What we will need in our religion will be a means for a person to think that he can actually change and become morally a different person, and that experience will give him evidence of this, and finally that his former trespasses are legally forgotten and counted as paid for.
These difficulties must be overcome in a rational way for any man to seriously consider changing his ways for the good. Regarding becoming a different person, this is possible by considering the disposition has having become moral and which is all that is considered in a moral court, the acts themselves in time and experience being a mix of this new disposition and the vestiges and inertia of evil in daily life. Experience can tell that a person is making progress in moral perfection (or is remaining evil), but not that one's has achieved to holiness and need not strive longer for virtue. Regarding any forgiveness, the new man shoulders the ills that were due the old man and without complaint and without seeking credit for his good acts, and this taking on of these theoretically infinite ills associated with a dedication to the moral principle counts as an atonement for the theoretically infinite evil that the old man was capable of doing in his former disposition (and where occasion and opportunity determined his factual evil), and which is the moral way of thinking.

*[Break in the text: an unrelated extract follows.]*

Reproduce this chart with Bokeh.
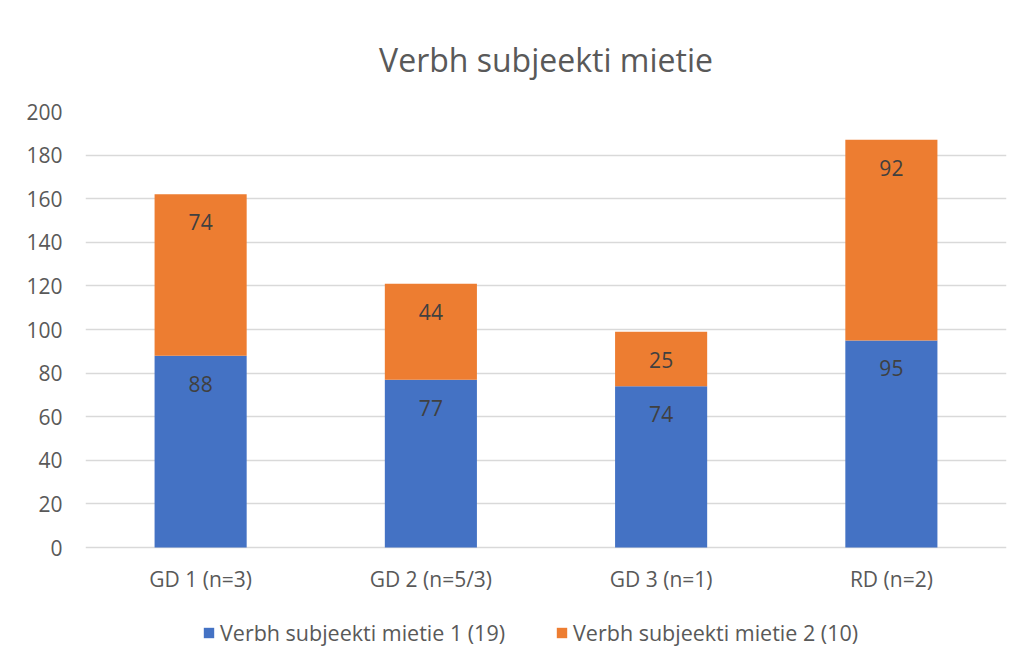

Book Three - Rational Expectations. Next we must deal with the precarious position of a new man remaining in the old world of evil. He will be tempted mightily and it is not to be expected that he can be successful by himself, no matter how great his dedication. And so we come to the curious duty belonging to man not as himself but as a member of a species of like men, each inadequate on his own to the task at hand, i.e., moral perfection. By virtue of this duty we find that we and all men need help and so we must help each other (the call of duty being for us to do our best). If I myself am to achieve to moral perfection, as is my intention as a new man, then I will need the help of others, and likewise others who strive to be morally perfect need my help. We have a duty to each other, a duty of the species to help the entire species, a duty of the species to itself (and where success is not guaranteed). As a result these unions are to be formed and should be called churches of God. God is then finally introduced as the lawgiver who guarantees that the union will always be morally founded and directed, i.e., God has commanded the moral law and that cannot therefore be uncommanded.

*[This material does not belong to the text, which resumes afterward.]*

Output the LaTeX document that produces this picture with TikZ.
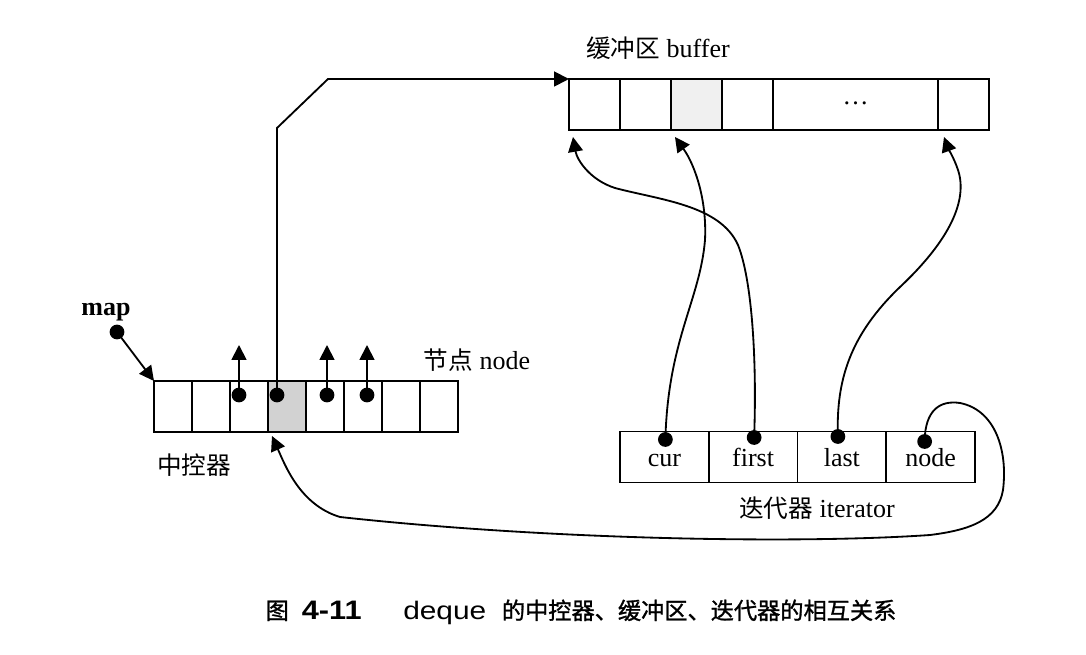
\documentclass[tikz,border=0pt]{standalone}
\usepackage{fontspec}
\setmainfont{Liberation Serif}
\newfontfamily\cjk{Noto Sans CJK SC}
\newfontfamily\cjkcap[FakeBold=1.2]{Noto Sans CJK SC}
\newfontfamily\capsans{Liberation Sans}
\usetikzlibrary{arrows.meta,calc,positioning}
\tikzset{every picture/.style={line width=1.3pt}}
\tikzset{
  cell/.style={draw, minimum height=1.275cm, inner sep=0pt, outer sep=0pt},
  ptr/.style={-{Triangle[length=10.5pt,width=10.5pt]}},
  dot/.style={fill, circle, inner sep=0pt, minimum size=10.5pt}
}

\begin{document}
\begin{tikzpicture}[x=0.025cm, y=-0.025cm]
    \useasboundingbox (0,0) rectangle (1086,655);
    \fontsize{18.5}{20}\selectfont

    % 中控器 map
    \foreach \i/\f in {1/white,2/white,3/white,4/gray!35,5/white,6/white,7/white,8/white}
        \node[cell, fill=\f, minimum width=0.95cm] (m\i) at ({154+38*(\i-0.5)},406.5) {};
    \node (maplbl) at (106,312) {\bfseries map};
    \node[dot] (dmap) at (117,332) {};
    \draw[ptr] (dmap.center) -- (m1.north west);
    \node[font=\cjk\fontsize{17.5}{20}\selectfont] (ctrl) at (194,465) {中控器};
    \node (nodelbl) at (477,360) {{\cjk\fontsize{17.5}{20}\selectfont 节点} node};

    % 节点里的指针
    \node[dot] (d3) at (239,395) {};
    \node[dot] (d4) at (277,395) {};
    \node[dot] (d5) at (327,395) {};
    \node[dot] (d6) at (367,395) {};
    \foreach \i in {3,5,6} {
        \coordinate (u\i) at ($(d\i)+(0,-50)$);
        \draw[ptr] (d\i.center) -- (u\i);
    }

    % 缓冲区 buffer
    \foreach \x/\w/\f [count=\i] in {594.5/51/white,645.5/51/white,696.5/51/gray!12,747.5/51/white,855.5/165/white,963.5/51/white}
        \node[cell, fill=\f, minimum width=\w*0.025cm] (b\i) at (\x,104.5) {};
    \node at (b5) (dots) {\raisebox{2pt}{\dots}};
    \node (buflbl) at (658,48) {{\cjk\fontsize{17.5}{20}\selectfont 缓冲区} buffer};
    \draw[ptr] (d4.center) -- ++(0,-267) -- ++(51,-49) -- (b1.north west);

    % 迭代器 iterator
    \foreach \n [count=\i] in {cur,first,last,node}
        \node[cell, minimum width=2.21875cm, text height=14pt, text depth=0pt] (it\n) at ({620+88.75*(\i-0.5)},457) {\n};
    \node (itlbl) at (817,508) {{\cjk\fontsize{17.5}{20}\selectfont 迭代器} iterator};
    \node[dot] (dcur) at ($(itcur.north)+(1,8)$) {};
    \node[dot] (dfirst) at ($(itfirst.north)+(1,6)$) {};
    \node[dot] (dlast) at ($(itlast.north)+(-4,5)$) {};
    \node[dot] (dnode) at ($(itnode.north)+(-6,10)$) {};

    % 迭代器指向缓冲区
    \draw[ptr] (dcur.center) .. controls (668,340) and (700,300) .. (705,240)
        .. controls (707,200) and (695,165) .. ($(b3.south west)+(4,7)$);
    \draw[ptr] (dfirst.center) .. controls (757,360) and (752,280) .. (738,245)
        .. controls (720,205) and (660,200) .. (615,188)
        .. controls (590,180) and (577,160) .. ($(b1.south west)+(4,7)$);
    \draw[ptr] (dlast.center) .. controls (836,380) and (850,335) .. (900,287)
        .. controls (950,240) and (968,200) .. (958,170)
        .. controls (954,158) and (948,148) .. ($(b6.south west)+(6,7)$);

    % node 指回中控器
    \draw[ptr] (dnode.center) .. controls (925,410) and (940,400) .. (960,403)
        .. controls (995,410) and (1008,450) .. (1003,490)
        .. controls (998,520) and (970,530) .. (930,535)
        .. controls (800,544) and (550,540) .. (340,517)
        .. controls (300,505) and (285,465) .. ($(m4.south west)+(4,4)$);

    % 图题
    \node (caption) at (581,612) {{\cjkcap\fontsize{16.5}{20}\selectfont 图}\hspace{0.5em}{\capsans\bfseries\fontsize{19}{20}\selectfont\scalebox{1.15}[1]{4-11}}\hspace{1.6em}{\capsans\fontsize{18}{20}\selectfont\scalebox{1.18}[1]{deque}}\hspace{0.6em}{\cjkcap\fontsize{16.5}{20}\selectfont 的中控器、缓冲区、迭代器的相互关系}};
\end{tikzpicture}
\end{document}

Book Four - Rational Church. And finally, since we are duty bound to join a church, we must make sure that it is a real church and avoids the pitfalls which arise through superstition, where we utilize inane ceremonies to show our devotion and gain divine favor, in lieu of comply with the moral law; and fetishism, where we think to bend God to our way of thinking and acting and to work on Him as though He were a means for our ends; and fanaticism where we think we have divine favor or insight and need not to bother with moral matters. Creeds and ritual are acceptable as long as they are not considered as necessary for salvation, and it is always understood that the only requirement for pleasing God is a good heart and spirit. Creeds and rituals may become symbols of solidarity with all people of a certain spirit (including former generations) and thus be useful for giving people a sense of oneness in their effort to help each other practice being moral on an ongoing basis and of becoming stronger in the struggle with the prince of the world (whose name is Self-Interest).